They took away so much. More than a dozen Buchingers. The 1903 “Houdini in Russia” poster, commemorating when the illusionist, stripped naked and locked in a Moscow cell, escaped in 28 minutes “to the unspeakable astonishment of the Russian police.” The 1898 window card with the vivid illustration announcing the latest achievement of Kellar, legendary magician: “Self Decapitation.”
These, and so much more, to be transported elsewhere with the bang of an auctioneer’s gavel.
But wait, ladies and gentlemen! Astounded though you certainly are by all that has come before, please remain plastered — in your seats, that is — for the stupefying conclusion to this tale!
After Sotheby’s removed the nearly 2,000 items it had selected — 200 times 10, ladies and gentlemen! — Verges looked around.
There were still thousands of books. “Modern Card Tricks Without Apparatus.” “Will Goldston’s Further Exclusive Magical Secrets.” “Best of the World’s Best Dice Games.” “The Amusements of Old London,” volumes I and II.
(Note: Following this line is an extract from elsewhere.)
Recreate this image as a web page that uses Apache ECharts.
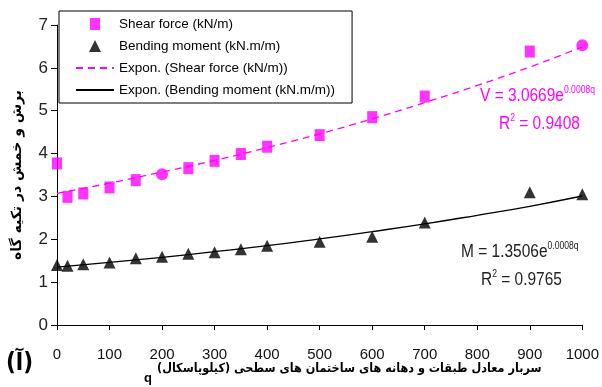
<!DOCTYPE html>
<html><head><meta charset="utf-8">
<script src="https://cdn.jsdelivr.net/npm/echarts@6/dist/echarts.min.js"></script>
<style>html,body{margin:0;padding:0;background:#fff}#c{width:602px;height:387px}</style>
</head><body><div id="c"></div>
<script>
const qShear = [0, 20, 50, 100, 150, 200, 250, 300, 350, 400, 500, 600, 700, 900, 1000];
const shear = [3.77, 2.99, 3.07, 3.21, 3.38, 3.52, 3.66, 3.83, 3.99, 4.16, 4.43, 4.85, 5.33, 6.38, 6.53];
const qBend = [0, 20, 50, 100, 150, 200, 250, 300, 350, 400, 500, 600, 700, 900, 1000];
const bending = [1.40, 1.38, 1.42, 1.46, 1.56, 1.59, 1.66, 1.70, 1.77, 1.85, 1.94, 2.06, 2.39, 3.10, 3.05];
const qTrend = [0, 100, 200, 300, 400, 500, 600, 700, 800, 900, 1000];
const shearTrend = [3.07, 3.31, 3.57, 3.84, 4.14, 4.46, 4.81, 5.19, 5.59, 6.02, 6.49];
const bendTrend = [1.35, 1.46, 1.58, 1.71, 1.85, 2.01, 2.18, 2.36, 2.56, 2.77, 3.01];
const xTicks = [0, 100, 200, 300, 400, 500, 600, 700, 800, 900, 1000];
const yTicks = [0, 1, 2, 3, 4, 5, 6, 7];
const circleShearQ = [200, 1000];

const names = ['Shear force (kN/m)', 'Bending moment (kN.m/m)', 'Expon. (Shear force (kN/m))', 'Expon. (Bending moment (kN.m/m))'];
const FONT = '"Liberation Sans", Arial, sans-serif';
const MAG = '#ff00ff';
const CLEAR = 'rgba(0,0,0,0)';

const chart = echarts.init(document.getElementById('c'), null, {renderer: 'canvas'});
const zip = (a, b) => a.map((v, i) => [v, b[i]]);

function eqText(x, y, main, sup, color) {
  return {type: 'text', x: x, y: y, scaleX: 0.86, z: 10, style: {
    text: '{a|' + main + '}{s|' + sup + '}', fill: color,
    rich: {a: {fontFamily: FONT, fontSize: 18, fill: color, lineHeight: 20},
           s: {fontFamily: FONT, fontSize: 10, fill: color, padding: [0, 0, 12, 0], lineHeight: 20}}}};
}
function r2Text(x, y, val, color) {
  return {type: 'text', x: x, y: y, scaleX: 0.86, z: 10, style: {
    text: '{a|R}{s|2}{a| = ' + val + '}', fill: color,
    rich: {a: {fontFamily: FONT, fontSize: 18, fill: color, lineHeight: 20},
           s: {fontFamily: FONT, fontSize: 10, fill: color, padding: [0, 0, 12, 0], lineHeight: 20}}}};
}

chart.setOption({
  animation: false,
  backgroundColor: '#fff',
  grid: {left: 57, right: 19, top: 25, bottom: 62},
  legend: {
    orient: 'vertical', left: 59, top: 11,
    padding: [6, 17, 6, 16],
    itemWidth: 38, itemHeight: 12, itemGap: 8,
    borderColor: '#000', borderWidth: 1, backgroundColor: '#fff',
    textStyle: {fontFamily: FONT, fontSize: 13.5, color: '#000'},
    data: [
      {name: names[0], icon: 'path://M0,0h10v12h-10z'},
      {name: names[1], icon: 'path://M6,0L12,12L0,12Z'},
      {name: names[2]},
      {name: names[3]}
    ]
  },
  xAxis: {
    type: 'value', min: xTicks[0], max: xTicks[xTicks.length - 1], interval: 100,
    axisLine: {lineStyle: {color: '#000', width: 1}},
    axisTick: {show: true, length: 5, lineStyle: {color: '#000'}},
    splitLine: {show: false},
    axisLabel: {margin: 22, fontFamily: FONT, fontSize: 15, color: '#111', formatter: v => String(v)}
  },
  yAxis: {
    type: 'value', min: yTicks[0], max: yTicks[yTicks.length - 1], interval: 1,
    axisLine: {show: true, lineStyle: {color: '#000', width: 1}},
    axisTick: {show: true, length: 6, lineStyle: {color: '#000'}},
    splitLine: {show: false},
    axisLabel: {margin: 9, fontFamily: FONT, fontSize: 17, color: '#222'},
    name: 'برش و خمش در تکیه گاه', nameLocation: 'middle', nameRotate: 90, nameGap: 33,
    nameTextStyle: {fontFamily: '"DejaVu Sans", sans-serif', fontSize: 14, fontWeight: 'bold', color: '#000'}
  },
  series: [
    {name: names[2], type: 'line', data: zip(qTrend, shearTrend), smooth: true, symbol: 'none', z: 2,
     lineStyle: {color: MAG, width: 1.3, type: [7, 5]}, itemStyle: {color: CLEAR, opacity: 0}},
    {name: names[3], type: 'line', data: zip(qTrend, bendTrend), smooth: true, symbol: 'none', z: 2,
     lineStyle: {color: '#000', width: 1.3}, itemStyle: {color: CLEAR, opacity: 0}},
    {name: names[0], type: 'scatter', z: 5, symbol: 'rect', symbolSize: [10, 12], itemStyle: {color: MAG},
     data: qShear.map((q, i) => circleShearQ.includes(q) ? {value: [q, shear[i]], symbol: 'circle', symbolSize: 12} : [q, shear[i]])},
    {name: names[1], type: 'scatter', z: 5, symbol: 'triangle', symbolSize: [12, 12], itemStyle: {color: '#000'},
     data: zip(qBend, bending)}
  ],
  graphic: [
    eqText(480, 86, 'V = 3.0669e', '0.0008q', MAG),
    r2Text(499, 114, '0.9408', MAG),
    eqText(461, 242, 'M = 1.3506e', '0.0008q', '#222'),
    r2Text(481, 270, '0.9765', '#222'),
    {type: 'text', x: 157, y: 362, style: {
      text: 'سربار معادل طبقات و دهانه های ساختمان های سطحی (کیلوپاسکال)', fill: '#000',
      font: 'bold 12.5px "DejaVu Sans Condensed", "DejaVu Sans", sans-serif'}},
    {type: 'text', x: 144, y: 372, style: {text: 'q', fill: '#000', font: 'bold 13px "Liberation Sans", sans-serif'}},
    {type: 'text', x: 6, y: 352, style: {text: '(آ)', fill: '#000', font: 'bold 24px "DejaVu Sans Condensed", "DejaVu Sans", sans-serif'}}
  ]
});
</script></body></html>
There were still the original notes for the acts of magicians long gone, including a 1905 script by Germain the Wizard, once known for his bouquet-of-flowers illusion (“I wish to borrow once more, this time a lady’s kerchief for a few moments…”).
There were still posters celebrating sword-swallowers and spiritualists and strongmen able to withstand a cannonball blast to the stomach. Still ancient pieces of paper meant to be slapped up on a wall and forgotten, yet still here, still celebrating the diversions of another time. Still — so much.
Here, then, ladies and gentlemen, was Ricky Jay’s last illusion, as explained by his astonished wife, Chrisann Verges:
“Sotheby’s took their shipment,” she said. “And you can’t even tell it’s gone.”